Le Livre des Nombres dit que Moïse était « l’homme le plus humble que la terre ait porté. »1- Moïse avait pourtant de quoi en imposer : par sa naissance il était un fils d’esclave hébreu mais la soeur du Pharaon l’avait adopté. Il avait donc un rang de prince et pouvait parler ouvertement au roi d’Egypte. Pourtant, il se retire au désert et devient berger. Puis Dieu le fait berger d’hommes en lui demandant de devenir son instrument pour faire sortir d’Egypte les 600.000 personnes du peuple hébreu et pour les mener jusqu’à la Terre Promise. Moïse ne se considérait que comme un intermédiaire entre Dieu et le peuple d’Israël, n’agissant pas de lui-même et ne possédant rien. Il était tout donné à cette mission qu’il avait acceptée.

On voit que l’humilité est une attitude intérieure qui nous vient de Dieu. Nous ne sommes pas humbles naturellement. Nous pouvons être sous la pression d’un autre, soumis, ou de caractère timide, discrets, modestes, mais l’humilité est spirituelle. L’humilité n’est perceptible que par Dieu, c’est une façon d’être en Dieu. Elle s’impose à nous dans le combat intérieur, car il s’agit d’accepter de n’exister que par imitation à Jésus Christ, une imitation intérieure profonde.

Renoncer à être un moi revendiqué tout en vivant en société, dans un corps agissant et avec un esprit décidant, avec une compréhension profonde des choses, voilà ce qu’est l’humilité chrétienne. Elle consiste à refuser de manière radicale de vouloir mener une vie sans Dieu, à abandonner délibérément son moi pour laisser la place au serviteur qu’est le Christ et qui a dressé sa tente en nous. L’accompagnement spirituel, les retraites, les préparations exigeantes à nos confessions, le jeûne assumé et non pas subi, tout cela nous offre l’occasion de faire réajuster par Jésus nos vies à Lui car elles tendent toujours à déborder vers autre chose, elles tendent toujours à reprendre leur forme individualiste, à se remettre sans cesse au centre du monde. Le temps du Carême en particulier nous recentre sur l’essentiel et nous réajuste à Dieu. Sept fois par jour, l’Office des Heures nous fait sortir de nous-mêmes et dire : « Les yeux fixés sur Jésus Christ, entrons dans le combat de Dieu. » Fixons notre regard sur Jésus Christ qui habite en nous, pour lui permettre de combattre par nous, comme Il l’entendra, les folies de ce monde, les débordements, les conflits, les horreurs et les malheurs.

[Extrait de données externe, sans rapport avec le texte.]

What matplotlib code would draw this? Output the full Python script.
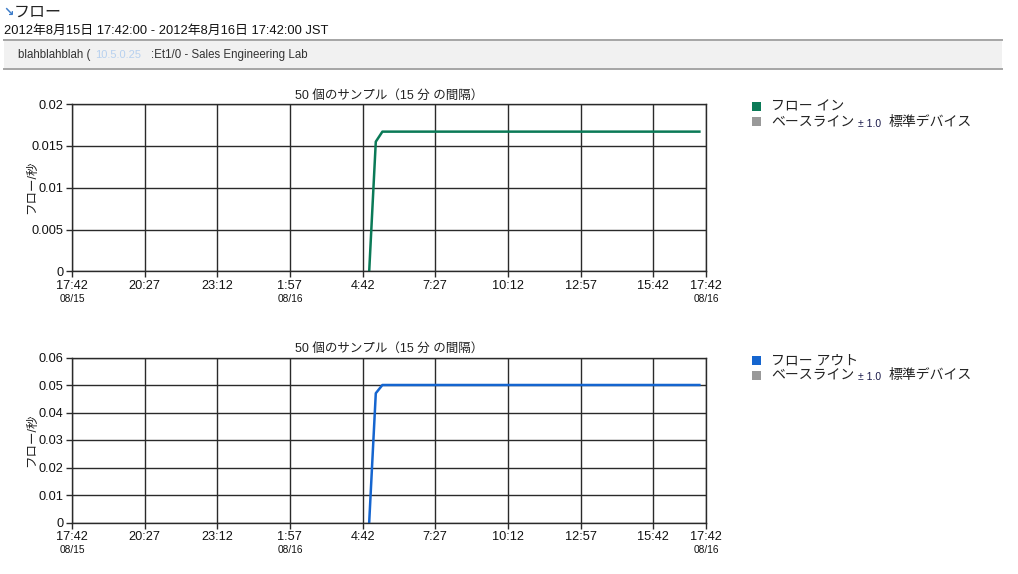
import matplotlib
matplotlib.use('Agg')
import matplotlib.pyplot as plt
import matplotlib.dates as mdates
from matplotlib.patches import Rectangle
import pandas as pd

plt.rcParams['font.family'] = ['Liberation Sans', 'Noto Sans CJK JP', 'DejaVu Sans']

# data
sample_times = pd.date_range('2012-08-16 04:57', periods=51, freq='15min')
flow_in = [0, 0.0155,
           0.0167, 0.0167, 0.0167, 0.0167, 0.0167, 0.0167, 0.0167, 0.0167, 0.0167, 0.0167,
           0.0167, 0.0167, 0.0167, 0.0167, 0.0167, 0.0167, 0.0167, 0.0167, 0.0167, 0.0167,
           0.0167, 0.0167, 0.0167, 0.0167, 0.0167, 0.0167, 0.0167, 0.0167, 0.0167, 0.0167,
           0.0167, 0.0167, 0.0167, 0.0167, 0.0167, 0.0167, 0.0167, 0.0167, 0.0167, 0.0167,
           0.0167, 0.0167, 0.0167, 0.0167, 0.0167, 0.0167, 0.0167, 0.0167, 0.0167]
flow_out = [0, 0.047,
            0.05, 0.05, 0.05, 0.05, 0.05, 0.05, 0.05, 0.05, 0.05, 0.05,
            0.05, 0.05, 0.05, 0.05, 0.05, 0.05, 0.05, 0.05, 0.05, 0.05,
            0.05, 0.05, 0.05, 0.05, 0.05, 0.05, 0.05, 0.05, 0.05, 0.05,
            0.05, 0.05, 0.05, 0.05, 0.05, 0.05, 0.05, 0.05, 0.05, 0.05,
            0.05, 0.05, 0.05, 0.05, 0.05, 0.05, 0.05, 0.05, 0.05]

tick_times = ['2012-08-15 17:42', '2012-08-15 20:27', '2012-08-15 23:12',
              '2012-08-16 01:57', '2012-08-16 04:42', '2012-08-16 07:27',
              '2012-08-16 10:12', '2012-08-16 12:57', '2012-08-16 15:42',
              '2012-08-16 17:42']
tick_labels = ['17:42', '20:27', '23:12', '1:57', '4:42', '7:27',
               '10:12', '12:57', '15:42', '17:42']
date_labels = {0: '08/15', 3: '08/16', 9: '08/16'}

in_yticks = [0, 0.005, 0.01, 0.015, 0.02]
in_ylabels = ['0', '0.005', '0.01', '0.015', '0.02']
out_yticks = [0, 0.01, 0.02, 0.03, 0.04, 0.05, 0.06]
out_ylabels = ['0', '0.01', '0.02', '0.03', '0.04', '0.05', '0.06']

W, H = 1018, 574
fig = plt.figure(figsize=(W / 100, H / 100), dpi=100)


def px(x, y):
    return x / W, 1 - y / H


def ftext(x, y, s, **kw):
    fx, fy = px(x, y)
    fig.text(fx, fy, s, **kw)


# header
ftext(3, 12, '↘', fontsize=9, color='#3d7cc9', fontweight='bold',
      family='DejaVu Sans', va='center')
ftext(14, 12, 'フロー', fontsize=11.5, color='#222222', va='center')
ftext(4, 31, '2012年8月15日 17:42:00 - 2012年8月16日 17:42:00 JST',
      fontsize=9.3, color='#111111', va='center')
x0, y0 = px(4, 69)
x1, y1 = px(1002, 40)
fig.patches.append(Rectangle((x0, y0), x1 - x0, y1 - y0, transform=fig.transFigure,
                             facecolor='#f1f1f1', edgecolor='none'))
for yy in (40, 69):
    a, b = px(4, yy)
    c, _ = px(1002, yy)
    fig.add_artist(plt.Line2D([a, c], [b, b], transform=fig.transFigure,
                              color='#a5a5a5', lw=1.4))
ftext(18, 55, 'blahblahblah (', fontsize=8.3, color='#333333', va='center')
ftext(95, 55, '10.5.0.25', fontsize=8, color='#a9c9ef', va='center', alpha=0.8)
ftext(151, 55, ':Et1/0 - Sales Engineering Lab', fontsize=8.3, color='#333333', va='center')


def make_panel(top, bottom, values, color, yticks, ylabels, name):
    l, b = px(72, bottom)
    r, t = px(706, top)
    ax = fig.add_axes([l, b, r - l, t - b])
    ax.plot(sample_times, values, color=color, lw=1.8)
    xt = pd.to_datetime(tick_times)
    ax.set_xlim(xt[0], xt[-1])
    ax.set_ylim(yticks[0], yticks[-1])
    ax.set_xticks(xt)
    ax.set_xticklabels(tick_labels, fontsize=9.2, color='#111111')
    ax.set_yticks(yticks)
    ax.set_yticklabels(ylabels, fontsize=9.2, color='#111111')
    ax.grid(True, color='#2a2a2a', lw=1)
    ax.set_axisbelow(True)
    for s in ax.spines.values():
        s.set_color('#2a2a2a')
        s.set_linewidth(1)
    ax.tick_params(length=4, width=1, color='#2a2a2a', pad=2)
    for i, d in date_labels.items():
        ax.text(mdates.date2num(xt[i]), -0.135, d, transform=ax.get_xaxis_transform(),
                ha='center', va='top', fontsize=7.3, color='#111111')
    ax.set_title('50 個のサンプル（15 分 の間隔）', fontsize=9, color='#222222', pad=4)
    ax.set_ylabel('フロー/秒', fontsize=9, color='#222222')
    ax.yaxis.set_label_coords(-0.053, 0.5)

    # legend
    ly = top + 3
    sx, sy = px(752, ly + 4)
    fig.patches.append(Rectangle((sx, sy), 9 / W, 9 / H, transform=fig.transFigure,
                                 facecolor=color, edgecolor='none'))
    ftext(771, ly, name, fontsize=10, color='#222222', va='center')
    sx, sy = px(752, ly + 19)
    fig.patches.append(Rectangle((sx, sy), 9 / W, 9 / H, transform=fig.transFigure,
                                 facecolor='#999999', edgecolor='none'))
    ftext(771, ly + 15, 'ベースライン', fontsize=10, color='#222222', va='center')
    ftext(858, ly + 17, '± 1.0', fontsize=7.5, color='#1a1a4a', va='center')
    ftext(889, ly + 15, '標準デバイス', fontsize=10, color='#222222', va='center')
    return ax


make_panel(104, 271.5, flow_in, '#0b7a57', in_yticks, in_ylabels, 'フロー イン')
make_panel(357.5, 522.5, flow_out, '#1565cf', out_yticks, out_ylabels, 'フロー アウト')

fig.savefig('out.png', dpi=100, facecolor='white')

Les écluses du ciel se sont ouvertes au-dessus de la tête de Moïse. C’est la nuit et lui seul en voit le spectacle plus secret que tout : une buée étrange descend du ciel. Dieu répond au cri d’inquiétude de 600.000 hommes et femmes, au cri que Moïse, son berger d’hommes, a relayé : Seigneur, tu le vois, ils n’ont plus de pain. Ils veulent retourner en Egypte, te quitter, se désajuster de toi… La buée s’est cristallisée sur le sol frais de la nuit en pain du ciel, en un pain unique, non naturel, givre craquant et merveilleux entre miel et coriandre. Et ce pain va recentrer le peuple sur Dieu et le décentrer de soi-même, il va le replacer dans sa dignité de peuple en quête de Dieu, dépendant de Dieu, n’écoutant que Dieu par Moïse, l’instrument de sa miséricorde.

Le peuple s’est nourri de ce givre divin pendant 40 ans au désert, y puisant des forces pour tous les combats intérieurs et extérieurs. Alors que le monde qui se passe de Dieu se glorifie lui-même d’assouvir les désirs de son coeur, l’humble qui attend tout de Dieu sort cueillir la manne au désert. Et le Seigneur se délecte de nous l’avoir envoyée et qu’elle nous nourrisse vraiment.